§ **AVAILABLE DATA**
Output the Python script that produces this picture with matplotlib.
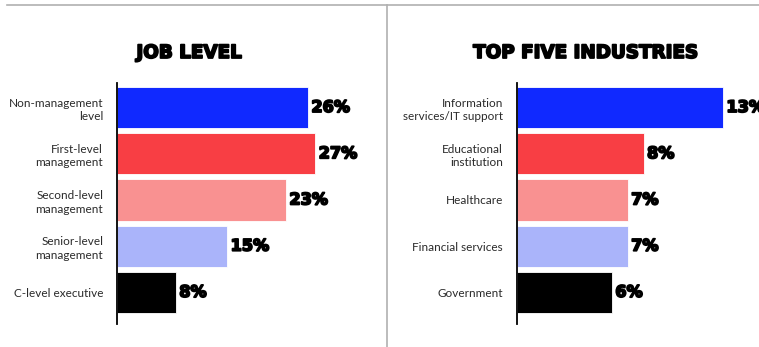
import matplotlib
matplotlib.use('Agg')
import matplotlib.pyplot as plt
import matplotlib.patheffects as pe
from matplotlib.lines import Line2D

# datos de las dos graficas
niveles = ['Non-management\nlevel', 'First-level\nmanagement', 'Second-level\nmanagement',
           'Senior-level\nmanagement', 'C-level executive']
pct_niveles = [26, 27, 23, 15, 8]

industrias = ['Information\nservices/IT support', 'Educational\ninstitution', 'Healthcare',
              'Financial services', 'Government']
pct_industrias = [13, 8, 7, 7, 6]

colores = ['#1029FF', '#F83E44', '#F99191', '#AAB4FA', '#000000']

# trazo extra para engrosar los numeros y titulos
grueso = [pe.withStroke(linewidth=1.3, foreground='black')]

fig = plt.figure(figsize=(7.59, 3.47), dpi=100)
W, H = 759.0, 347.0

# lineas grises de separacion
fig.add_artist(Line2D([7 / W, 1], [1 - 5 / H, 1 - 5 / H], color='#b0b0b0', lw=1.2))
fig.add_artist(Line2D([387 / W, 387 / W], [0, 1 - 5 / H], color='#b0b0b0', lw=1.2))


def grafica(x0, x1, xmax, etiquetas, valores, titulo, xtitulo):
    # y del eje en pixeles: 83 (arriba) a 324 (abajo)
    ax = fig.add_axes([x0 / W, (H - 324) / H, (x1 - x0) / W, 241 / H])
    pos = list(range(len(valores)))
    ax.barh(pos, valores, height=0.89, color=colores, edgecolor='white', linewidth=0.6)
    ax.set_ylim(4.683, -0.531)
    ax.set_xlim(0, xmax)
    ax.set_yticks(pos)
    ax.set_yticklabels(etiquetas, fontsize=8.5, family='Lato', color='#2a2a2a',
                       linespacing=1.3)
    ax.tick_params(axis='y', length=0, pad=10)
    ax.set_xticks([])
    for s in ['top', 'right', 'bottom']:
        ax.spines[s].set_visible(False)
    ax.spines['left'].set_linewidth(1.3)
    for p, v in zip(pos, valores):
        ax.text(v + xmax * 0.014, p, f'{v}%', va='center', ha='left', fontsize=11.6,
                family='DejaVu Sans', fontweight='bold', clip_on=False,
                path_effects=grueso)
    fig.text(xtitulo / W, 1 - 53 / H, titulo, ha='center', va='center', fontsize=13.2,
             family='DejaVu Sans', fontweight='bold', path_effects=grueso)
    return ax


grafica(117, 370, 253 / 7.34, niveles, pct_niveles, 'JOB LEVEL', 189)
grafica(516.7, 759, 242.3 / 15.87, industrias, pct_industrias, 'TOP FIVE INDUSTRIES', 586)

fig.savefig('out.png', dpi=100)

§ **GIVEN REQUEST**
Set down the complete material exactly, but do not include the images.

§ **WRITTEN RESPONSE**
Output the Python script that produces this picture with matplotlib.
import matplotlib
matplotlib.use('Agg')
import matplotlib.pyplot as plt
import matplotlib.patheffects as pe
from matplotlib.lines import Line2D

# datos de las dos graficas
niveles = ['Non-management\nlevel', 'First-level\nmanagement', 'Second-level\nmanagement',
           'Senior-level\nmanagement', 'C-level executive']
pct_niveles = [26, 27, 23, 15, 8]

industrias = ['Information\nservices/IT support', 'Educational\ninstitution', 'Healthcare',
              'Financial services', 'Government']
pct_industrias = [13, 8, 7, 7, 6]

colores = ['#1029FF', '#F83E44', '#F99191', '#AAB4FA', '#000000']

# trazo extra para engrosar los numeros y titulos
grueso = [pe.withStroke(linewidth=1.3, foreground='black')]

fig = plt.figure(figsize=(7.59, 3.47), dpi=100)
W, H = 759.0, 347.0

# lineas grises de separacion
fig.add_artist(Line2D([7 / W, 1], [1 - 5 / H, 1 - 5 / H], color='#b0b0b0', lw=1.2))
fig.add_artist(Line2D([387 / W, 387 / W], [0, 1 - 5 / H], color='#b0b0b0', lw=1.2))


def grafica(x0, x1, xmax, etiquetas, valores, titulo, xtitulo):
    # y del eje en pixeles: 83 (arriba) a 324 (abajo)
    ax = fig.add_axes([x0 / W, (H - 324) / H, (x1 - x0) / W, 241 / H])
    pos = list(range(len(valores)))
    ax.barh(pos, valores, height=0.89, color=colores, edgecolor='white', linewidth=0.6)
    ax.set_ylim(4.683, -0.531)
    ax.set_xlim(0, xmax)
    ax.set_yticks(pos)
    ax.set_yticklabels(etiquetas, fontsize=8.5, family='Lato', color='#2a2a2a',
                       linespacing=1.3)
    ax.tick_params(axis='y', length=0, pad=10)
    ax.set_xticks([])
    for s in ['top', 'right', 'bottom']:
        ax.spines[s].set_visible(False)
    ax.spines['left'].set_linewidth(1.3)
    for p, v in zip(pos, valores):
        ax.text(v + xmax * 0.014, p, f'{v}%', va='center', ha='left', fontsize=11.6,
                family='DejaVu Sans', fontweight='bold', clip_on=False,
                path_effects=grueso)
    fig.text(xtitulo / W, 1 - 53 / H, titulo, ha='center', va='center', fontsize=13.2,
             family='DejaVu Sans', fontweight='bold', path_effects=grueso)
    return ax


grafica(117, 370, 253 / 7.34, niveles, pct_niveles, 'JOB LEVEL', 189)
grafica(516.7, 759, 242.3 / 15.87, industrias, pct_industrias, 'TOP FIVE INDUSTRIES', 586)

fig.savefig('out.png', dpi=100)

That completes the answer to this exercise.